All of which goes a long way towards explaining why a man who visibly has no idea what he’s doing is so determined to hang on to power. He’s scared. He has good reason to be scared.
A generation ago, it would’ve gone differently. A long tradition guaranteed a soft landing to washed-up autocrats suddenly needing to spend more time with their families. Uganda’s notorious Idi Amin ended his days quietly in a compound in Saudi Arabia, far from power but living in relative luxury. The Filipino dictator Ferdinand Marcos spent his golden years sipping cocktails in Hawaii and Guam; Zaire’s Mobutu Sese Seko wound up in Morocco and Haiti’s “Baby Doc” Duvalier on the French Riviera. Time was when even the worst of the worst could be entreated to leave power with the promise of a nice villa and a bulging bank account. That’s over.
Conversations about Maduro’s fate usually include some speculation about Cuba as a place of exile. It’s easy to see why: Cuba’s been by far the regime’s most important ally. In fact, “ally” doesn’t quite do justice to the deep bond between the two governments: The Venezuelan revolution sometimes feels like a wholly owned subsidiary of the Castro regime, with tens of thousands of Cuban trainers, advisers, and spies embedded into the very core of the Venezuelan state, and no decision of any import made without consulting Havana first. Earlier this month, for instance, the Reuters reporter Marianna Párraga revealed that even as its economy and oil industry collapse, and even though the government lacks the hard currency to import critical medicines, Venezuela has been buying oil on international markets to ship to Cuba on concessional credit terms: a hugely valuable source of revenue for the Cuban regime.
And this points to the problem with the Cuban luxury-exile scenario: Keeping Nicolás Maduro in power is far too valuable to the Cubans for them to aid his exit. Saudi Arabia’s grand strategy never depended on keeping Idi Amin in power in Kampala in the way that Cuba’s strategy demands keeping Maduro in place. But Venezuelan oil and diplomatic support are a key survival strategy for the Cuban regime. If there’s a scenario in which the Cubans would permit his exit, Maduro would swiftly transform from asset into bargaining chip in the Cubans’ eyes. Who’s to say they wouldn’t trade him away to the United States in return for relaxing aspects of the trade embargo, for instance?
A quiet retirement at home is out of the question for a leader who has done so much damage to so many people: The specter of prosecution would always loom. Even if he could handpick a trustworthy successor willing to extend elaborate guarantees, he’ll be hard-pressed to forget that Chile’s General Augusto Pinochet spent the last years of his life battling prosecutions at home and abroad.

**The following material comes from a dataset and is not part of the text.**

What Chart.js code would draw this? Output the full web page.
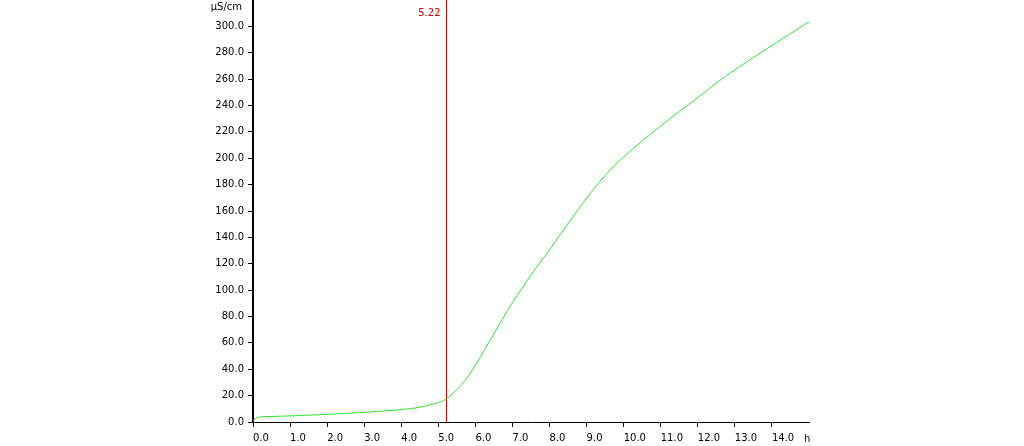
<!DOCTYPE html>
<html>
<head>
<meta charset="utf-8">
<script src="https://cdn.jsdelivr.net/npm/chart.js@4"></script>
<style>
  body { margin: 0; background: #fff; }
  canvas { display: block; }
</style>
</head>
<body>
<canvas id="grafico" width="1024" height="446"></canvas>
<script>
// datos
var horas = [0, 0.1, 0.25, 0.5, 1, 1.5, 2, 2.5, 3, 3.5, 4, 4.5, 5, 5.22, 5.5, 5.75, 6, 6.5, 7, 7.5, 8, 8.5, 9, 9.5, 10, 10.5, 11, 11.5, 12, 12.5, 13, 13.5, 14, 14.5, 15];
var conductividad = [0.8, 3.3, 4.0, 4.2, 4.6, 5.2, 5.8, 6.5, 7.3, 8.3, 9.4, 11.2, 14.7, 17.5, 24.6, 32.5, 43.0, 67.0, 90.5, 111.5, 130.6, 150.5, 169.7, 187.0, 201.0, 213.0, 224.5, 235.5, 246.0, 257.0, 267.0, 276.5, 285.5, 294.5, 303.5];
var marcaX = 5.22;
var unidadY = "µS/cm";
var unidadX = "h";

var fuente = { family: "DejaVu Sans", size: 10 };

var textos = {
  id: "textos",
  afterDraw: function (chart) {
    var ctx = chart.ctx;
    var x = chart.scales.x;
    ctx.save();
    ctx.font = "10px 'DejaVu Sans'";
    ctx.textBaseline = "middle";
    ctx.fillStyle = "#000";
    ctx.textAlign = "right";
    ctx.fillText(unidadY, 242, 7);
    ctx.textAlign = "left";
    ctx.fillText(unidadX, 804, 439);
    ctx.fillStyle = "#cc0000";
    ctx.textAlign = "right";
    ctx.fillText(marcaX.toFixed(2), x.getPixelForValue(marcaX) - 6, 13);
    ctx.restore();
  },
};

new Chart(document.getElementById("grafico"), {
  type: "line",
  data: {
    datasets: [
      {
        label: "conductividad",
        data: horas.map(function (h, i) {
          return { x: h, y: conductividad[i] };
        }),
        borderColor: "#2ee02e",
        borderWidth: 1,
        pointRadius: 0,
        tension: 0.3,
        fill: false,
      },
      {
        label: "marca",
        data: [
          { x: marcaX, y: 0 },
          { x: marcaX, y: 320 },
        ],
        borderColor: "#cc0000",
        borderWidth: 1,
        pointRadius: 0,
        fill: false,
      },
    ],
  },
  options: {
    responsive: false,
    devicePixelRatio: 1,
    animation: false,
    layout: { padding: { left: 0, right: 215, top: 0, bottom: 0 } },
    plugins: {
      legend: { display: false },
      tooltip: { enabled: false },
    },
    scales: {
      x: {
        type: "linear",
        min: 0,
        max: 15,
        afterBuildTicks: function (axis) {
          axis.ticks = axis.ticks.filter(function (t) {
            return t.value <= 14;
          });
        },
        afterFit: function (axis) {
          axis.height = 24;
          axis.paddingLeft = 0;
          axis.paddingRight = 0;
        },
        ticks: {
          stepSize: 1,
          align: "start",
          padding: 5,
          maxRotation: 0,
          autoSkip: false,
          color: "#000",
          font: fuente,
          callback: function (v) {
            return Number(v).toFixed(1);
          },
        },
        grid: {
          drawOnChartArea: false,
          drawTicks: true,
          tickLength: 5,
          color: "#000",
        },
        border: { display: true, color: "#000", width: 1 },
      },
      y: {
        type: "linear",
        min: 0,
        max: 320,
        afterBuildTicks: function (axis) {
          axis.ticks = axis.ticks.filter(function (t) {
            return t.value <= 300;
          });
        },
        afterFit: function (axis) {
          axis.width = 253;
          axis.paddingTop = 0;
          axis.paddingBottom = 0;
        },
        ticks: {
          stepSize: 20,
          padding: 4,
          autoSkip: false,
          color: "#000",
          font: fuente,
          callback: function (v) {
            return Number(v).toFixed(1);
          },
        },
        grid: {
          drawOnChartArea: false,
          drawTicks: true,
          tickLength: 5,
          color: "#000",
        },
        border: { display: true, color: "#000", width: 2 },
      },
    },
  },
  plugins: [textos],
});
</script>
</body>
</html>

In fact, it’s difficult to conceive of a credible exit plan that Maduro—relatively young at 55— would trust to safeguard him two or three decades into the future. Much better to trust the protection of Venezuela’s grandiloquently named National Bolivarian Armed Forces—increasingly just a Praetorian Guard with all the arms and intelligence capabilities of a nation-state.
Nicolás Maduro clings to power because he’s trapped there. Every alternative arrangement sounds like prison to him. That being the case, he’s not so much governing Venezuela anymore as using the state as a protective cocoon: His one last alternative to a life behind bars.